Blog: Sato Site on the Web Side

「幻滅のたびに甦る期待はすべて、未来論の一章を示唆する。」(Novalis)

テレビでコンドルズ

2005年06月12日 | Weblog
を見たら、何かテレビ的エフェクトによって、「結構いいジャン!」ってひとなみに思えるかと期待したのですが、、、いやはや、いやはや。

コンドルズ人気とは何か?最近のぼくは、ピナ・バウシュについても、田中泯にしても、彼らの公演とは何か(どうだったか)?じゃなくて、彼らがどうして人気があるのか?の方にばかり目がいく。というのは、簡単に言うと、公演に乗れないがためだ。乗れない状態というのは、単純に「恐怖」である。みんなが笑っているのに笑えないのは、優越感よりも疎外感を感じる。それだから、どうにか知りたいのだ。どうしてみんなコンドルズって言うの?

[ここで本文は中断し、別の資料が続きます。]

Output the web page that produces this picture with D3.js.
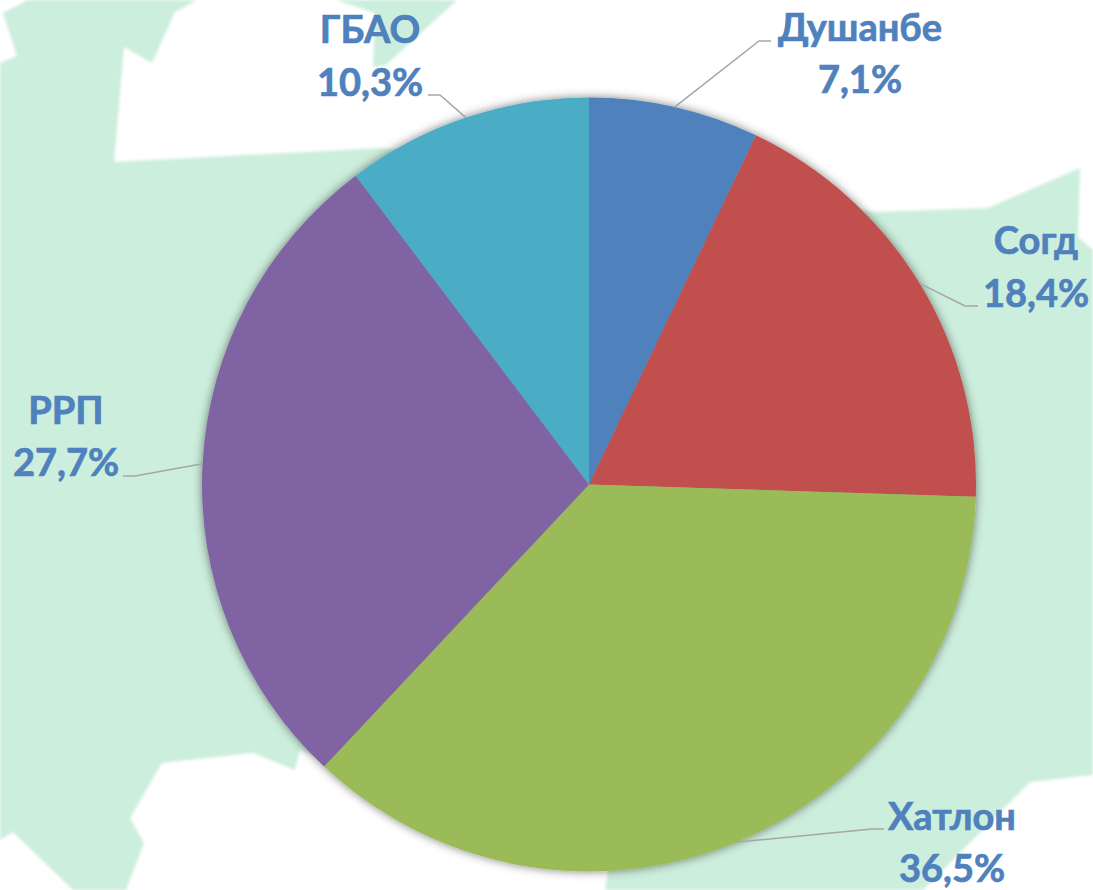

正直、これぼくの学生達に見せたら「あー先生って、この程度のギャグセンスなんすかー、ダンスっていってこれなんすかー」って一蹴される気がする。あるいは、延々いい訳を言いそうな気がする。そうなってくると、ぼくはなんで「コンテンポラリー・ダンス」の周辺にいるのかよく分からなくなる。Aは、「なんか「あべこうじ」みたくなった、、、」とぽつり。そうそう、お笑いの方が今遥かにレヴェルが高いし、高いところで、マンネリとか番組作りとか、の話になる。もうちょっときついなー、誰か、コンドルズの魅力を語って下さい。匿名でも、なんでもいいです(ただ「キャー」みたいのはちょっと遠慮します)。頼みます。


『ミリオンダラーベイビー』

2005年06月12日 | Weblog
をみた。

ラスト30分の展開の、どんなドラマティックな表現も避けた、ただ淡々と「人間はこういう時どう考えるのか」へと向かう眼差しに圧倒される。この時間帯、観客はただシーンと黙り込む。「人間の本気」にはじめてであって、戸惑っているような雰囲気さえある。いやでも、ぼくも打ちのめされた。「ここまでが人間の出来る限界」と線を引かれた、といった気分だ。ぼくも自分の仕事の中でここまで出来るのか?イーストウッドおやじに静かにさとされた気にもなる。

「傷」の話から始まる、「肉(体)」とは何か(ゆえに、有限な生とは何か)?を問う。実に明瞭で、かつある一点に向かって疾走する映画。